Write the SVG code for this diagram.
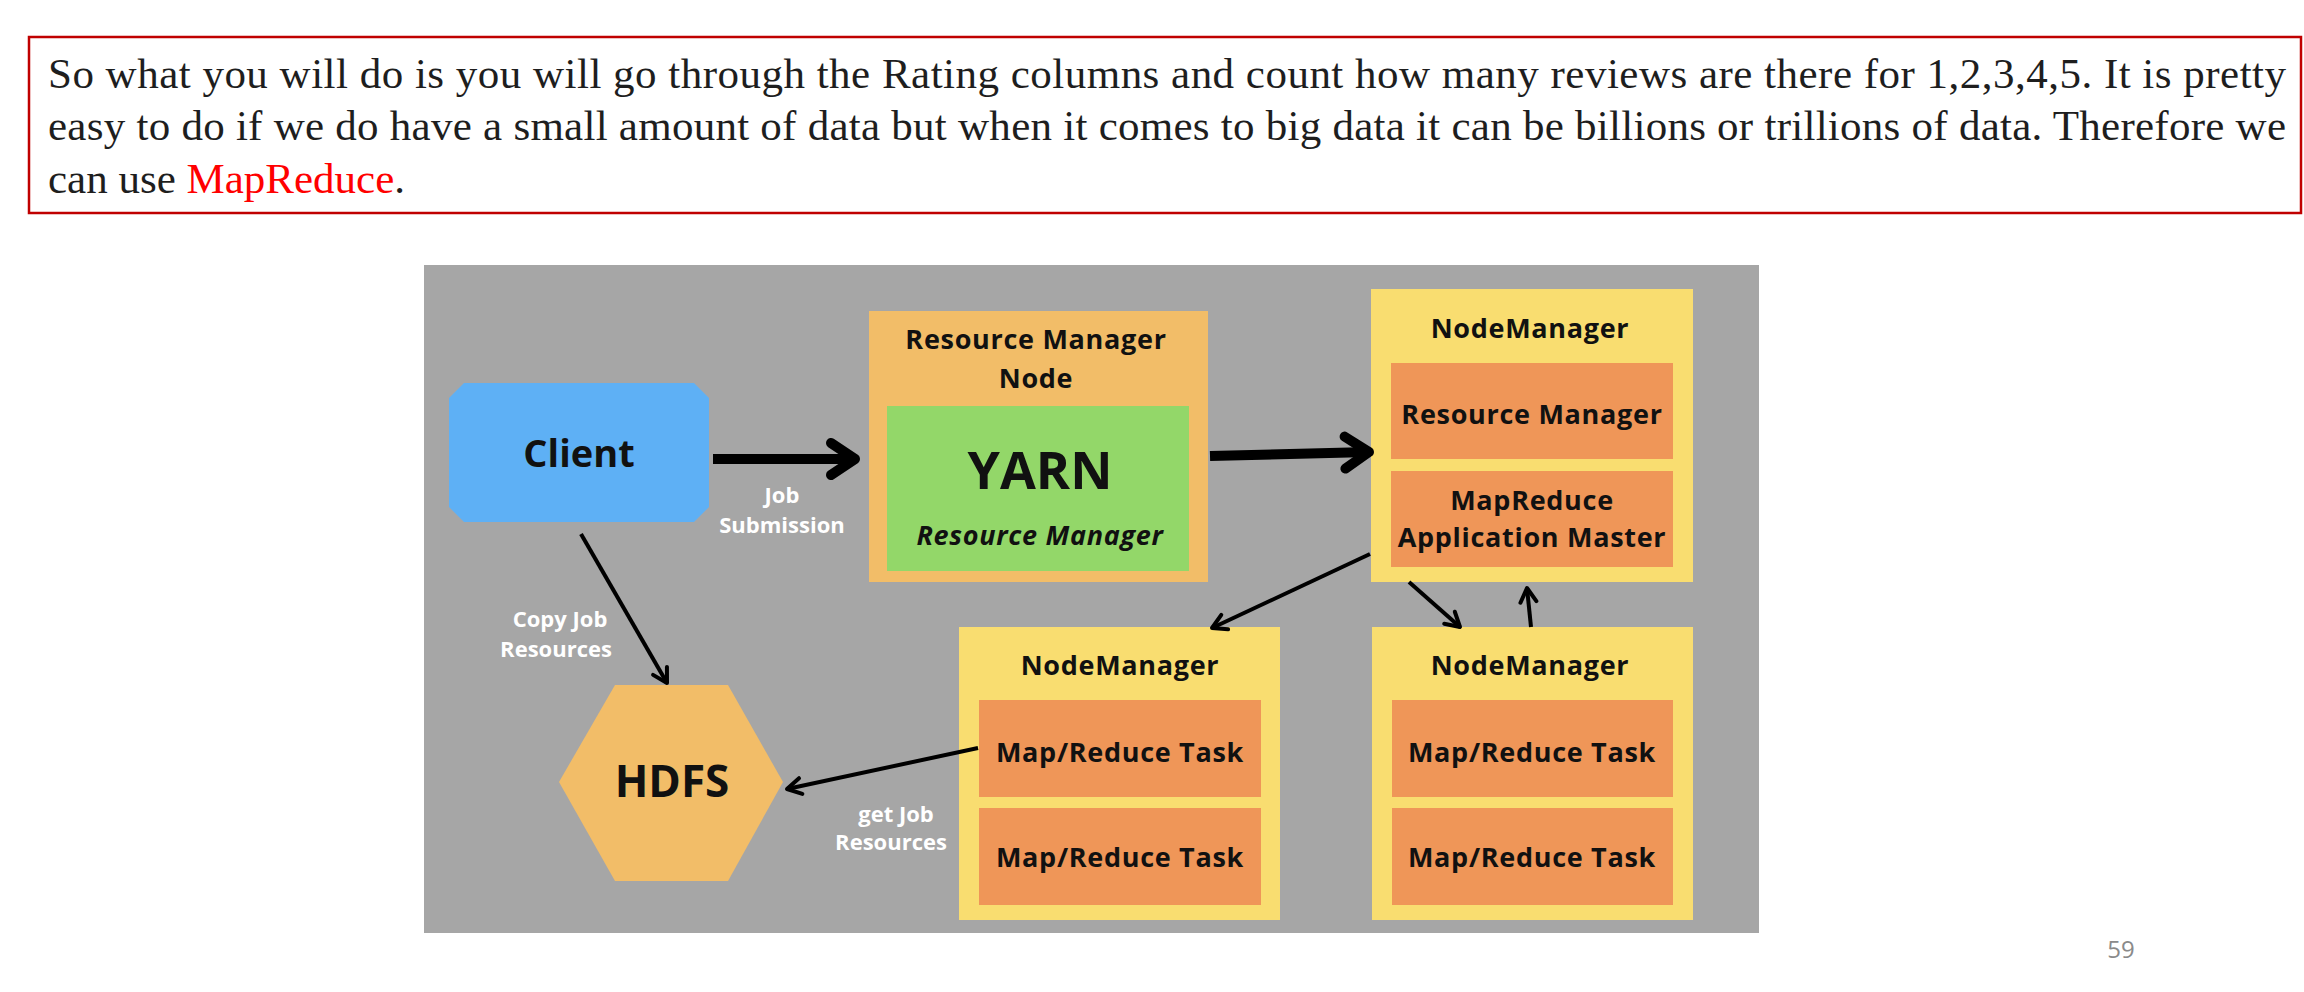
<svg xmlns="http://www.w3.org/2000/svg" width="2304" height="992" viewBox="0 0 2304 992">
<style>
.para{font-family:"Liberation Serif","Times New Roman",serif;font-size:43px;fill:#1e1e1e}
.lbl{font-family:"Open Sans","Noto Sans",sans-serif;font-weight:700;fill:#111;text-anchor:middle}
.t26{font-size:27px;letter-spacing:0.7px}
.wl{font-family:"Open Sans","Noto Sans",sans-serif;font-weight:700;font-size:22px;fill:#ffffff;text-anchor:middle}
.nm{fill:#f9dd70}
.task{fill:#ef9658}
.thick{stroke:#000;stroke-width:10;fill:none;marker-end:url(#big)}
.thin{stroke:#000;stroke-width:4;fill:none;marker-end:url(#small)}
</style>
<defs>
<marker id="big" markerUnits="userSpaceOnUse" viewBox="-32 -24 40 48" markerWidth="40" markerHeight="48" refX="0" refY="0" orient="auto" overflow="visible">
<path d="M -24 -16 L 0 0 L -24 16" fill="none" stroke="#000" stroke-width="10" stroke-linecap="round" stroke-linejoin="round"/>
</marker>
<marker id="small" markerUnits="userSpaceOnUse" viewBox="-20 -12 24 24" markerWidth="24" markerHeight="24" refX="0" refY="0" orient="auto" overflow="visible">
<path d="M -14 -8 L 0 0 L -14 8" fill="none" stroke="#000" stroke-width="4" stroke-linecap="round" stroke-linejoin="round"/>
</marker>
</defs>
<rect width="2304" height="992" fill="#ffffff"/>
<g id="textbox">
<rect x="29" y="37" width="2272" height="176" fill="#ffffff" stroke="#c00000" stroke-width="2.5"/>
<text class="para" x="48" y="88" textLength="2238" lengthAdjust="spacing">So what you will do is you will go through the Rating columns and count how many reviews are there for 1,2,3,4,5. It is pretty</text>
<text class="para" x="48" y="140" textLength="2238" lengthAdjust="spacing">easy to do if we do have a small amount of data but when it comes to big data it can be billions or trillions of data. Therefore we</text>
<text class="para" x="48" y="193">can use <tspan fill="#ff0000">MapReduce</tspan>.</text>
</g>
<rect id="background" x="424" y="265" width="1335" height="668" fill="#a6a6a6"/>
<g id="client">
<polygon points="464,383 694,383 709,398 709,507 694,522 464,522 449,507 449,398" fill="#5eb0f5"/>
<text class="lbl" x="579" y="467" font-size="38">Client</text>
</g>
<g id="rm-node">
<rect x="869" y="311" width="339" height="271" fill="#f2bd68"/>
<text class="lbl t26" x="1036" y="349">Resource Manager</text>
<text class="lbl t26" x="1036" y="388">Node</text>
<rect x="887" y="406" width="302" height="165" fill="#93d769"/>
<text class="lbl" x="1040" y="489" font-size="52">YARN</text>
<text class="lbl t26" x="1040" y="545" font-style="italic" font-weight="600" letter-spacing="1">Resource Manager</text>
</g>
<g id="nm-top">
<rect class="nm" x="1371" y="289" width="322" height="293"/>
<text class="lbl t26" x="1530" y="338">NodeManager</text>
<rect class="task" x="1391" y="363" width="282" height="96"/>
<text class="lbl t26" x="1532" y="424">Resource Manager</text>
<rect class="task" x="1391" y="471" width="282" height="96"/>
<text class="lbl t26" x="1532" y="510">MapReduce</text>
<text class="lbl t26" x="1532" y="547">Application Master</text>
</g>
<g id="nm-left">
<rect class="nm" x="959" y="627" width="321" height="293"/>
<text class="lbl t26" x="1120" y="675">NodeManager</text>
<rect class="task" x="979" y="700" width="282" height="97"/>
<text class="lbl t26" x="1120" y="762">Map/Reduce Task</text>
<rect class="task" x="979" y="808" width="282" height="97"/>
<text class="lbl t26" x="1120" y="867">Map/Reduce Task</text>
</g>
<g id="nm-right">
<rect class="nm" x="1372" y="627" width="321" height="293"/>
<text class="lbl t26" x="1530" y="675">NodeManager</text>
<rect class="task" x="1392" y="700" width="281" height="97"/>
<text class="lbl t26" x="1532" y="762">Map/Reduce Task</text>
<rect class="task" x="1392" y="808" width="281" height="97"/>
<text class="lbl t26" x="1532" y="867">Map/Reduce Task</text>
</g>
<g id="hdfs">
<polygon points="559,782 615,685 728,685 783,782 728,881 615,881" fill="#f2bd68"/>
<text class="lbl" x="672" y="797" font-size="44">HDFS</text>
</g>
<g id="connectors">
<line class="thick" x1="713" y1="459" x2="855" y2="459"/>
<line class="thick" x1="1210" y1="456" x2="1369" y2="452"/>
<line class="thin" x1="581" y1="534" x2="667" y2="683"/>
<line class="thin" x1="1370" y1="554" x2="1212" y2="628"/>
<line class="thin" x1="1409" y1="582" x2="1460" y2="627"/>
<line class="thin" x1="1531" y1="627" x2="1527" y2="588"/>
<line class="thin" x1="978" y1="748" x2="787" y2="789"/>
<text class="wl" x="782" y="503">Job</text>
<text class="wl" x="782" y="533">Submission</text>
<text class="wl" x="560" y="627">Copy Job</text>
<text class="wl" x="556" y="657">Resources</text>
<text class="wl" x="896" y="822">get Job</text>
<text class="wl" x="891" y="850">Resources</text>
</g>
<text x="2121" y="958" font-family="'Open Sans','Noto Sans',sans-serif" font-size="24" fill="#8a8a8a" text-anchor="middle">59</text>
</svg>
...
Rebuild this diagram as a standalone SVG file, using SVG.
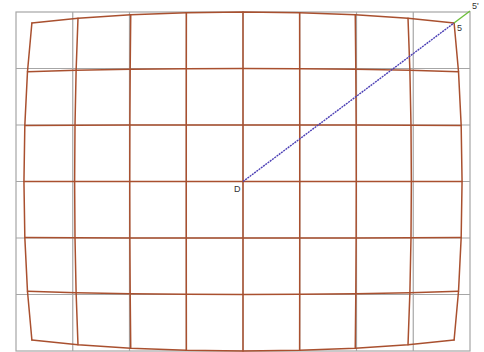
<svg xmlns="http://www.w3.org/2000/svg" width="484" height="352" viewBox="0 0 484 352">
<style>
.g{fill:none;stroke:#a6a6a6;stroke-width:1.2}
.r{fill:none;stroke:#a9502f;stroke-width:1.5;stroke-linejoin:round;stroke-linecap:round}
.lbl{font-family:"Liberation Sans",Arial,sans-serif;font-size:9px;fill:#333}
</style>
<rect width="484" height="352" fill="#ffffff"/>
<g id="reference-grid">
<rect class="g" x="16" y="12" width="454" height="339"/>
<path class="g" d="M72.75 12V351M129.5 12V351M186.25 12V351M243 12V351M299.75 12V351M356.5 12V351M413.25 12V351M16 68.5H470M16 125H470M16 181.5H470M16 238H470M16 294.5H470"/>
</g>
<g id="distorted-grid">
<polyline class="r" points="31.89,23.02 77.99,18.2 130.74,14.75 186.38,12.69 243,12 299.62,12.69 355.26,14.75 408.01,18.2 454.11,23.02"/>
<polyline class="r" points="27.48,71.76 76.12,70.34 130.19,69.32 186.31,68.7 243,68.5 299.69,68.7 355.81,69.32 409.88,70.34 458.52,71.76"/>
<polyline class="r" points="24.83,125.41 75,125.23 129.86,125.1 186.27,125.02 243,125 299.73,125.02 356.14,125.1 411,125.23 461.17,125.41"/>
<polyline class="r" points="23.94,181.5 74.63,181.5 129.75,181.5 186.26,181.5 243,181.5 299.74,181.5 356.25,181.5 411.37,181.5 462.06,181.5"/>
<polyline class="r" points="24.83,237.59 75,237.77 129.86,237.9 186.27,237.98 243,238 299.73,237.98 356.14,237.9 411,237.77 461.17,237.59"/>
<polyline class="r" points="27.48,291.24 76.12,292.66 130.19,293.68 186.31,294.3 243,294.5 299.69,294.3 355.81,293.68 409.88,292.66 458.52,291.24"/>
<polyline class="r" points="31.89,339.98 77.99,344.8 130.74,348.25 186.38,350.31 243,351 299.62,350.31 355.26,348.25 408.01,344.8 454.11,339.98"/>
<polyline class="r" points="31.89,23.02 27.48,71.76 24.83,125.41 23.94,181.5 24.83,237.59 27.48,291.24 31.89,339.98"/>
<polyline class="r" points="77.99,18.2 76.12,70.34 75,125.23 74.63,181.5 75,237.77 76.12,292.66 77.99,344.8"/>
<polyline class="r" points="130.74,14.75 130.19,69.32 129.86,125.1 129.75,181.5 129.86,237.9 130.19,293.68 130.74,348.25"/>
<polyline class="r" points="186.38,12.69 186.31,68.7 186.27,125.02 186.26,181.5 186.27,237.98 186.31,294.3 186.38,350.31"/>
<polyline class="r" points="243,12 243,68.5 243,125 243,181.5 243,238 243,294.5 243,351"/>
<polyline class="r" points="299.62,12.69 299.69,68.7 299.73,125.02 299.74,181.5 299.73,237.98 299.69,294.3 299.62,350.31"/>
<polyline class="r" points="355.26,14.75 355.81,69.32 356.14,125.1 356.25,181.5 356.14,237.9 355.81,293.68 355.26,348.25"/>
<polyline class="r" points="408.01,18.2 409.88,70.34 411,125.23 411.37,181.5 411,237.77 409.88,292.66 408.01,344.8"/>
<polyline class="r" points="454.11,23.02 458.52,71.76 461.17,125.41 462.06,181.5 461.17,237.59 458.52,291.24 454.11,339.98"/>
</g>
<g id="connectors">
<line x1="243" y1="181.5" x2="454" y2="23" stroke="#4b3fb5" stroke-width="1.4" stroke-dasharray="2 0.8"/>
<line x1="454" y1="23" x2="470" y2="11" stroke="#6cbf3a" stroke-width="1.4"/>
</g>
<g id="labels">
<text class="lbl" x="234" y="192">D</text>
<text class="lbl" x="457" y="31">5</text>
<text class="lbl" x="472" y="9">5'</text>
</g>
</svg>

▸ **TASK**: Check each line above for the word "diagram" and say how many have it, with nothing else.

▸ **THE OUTPUT**: 2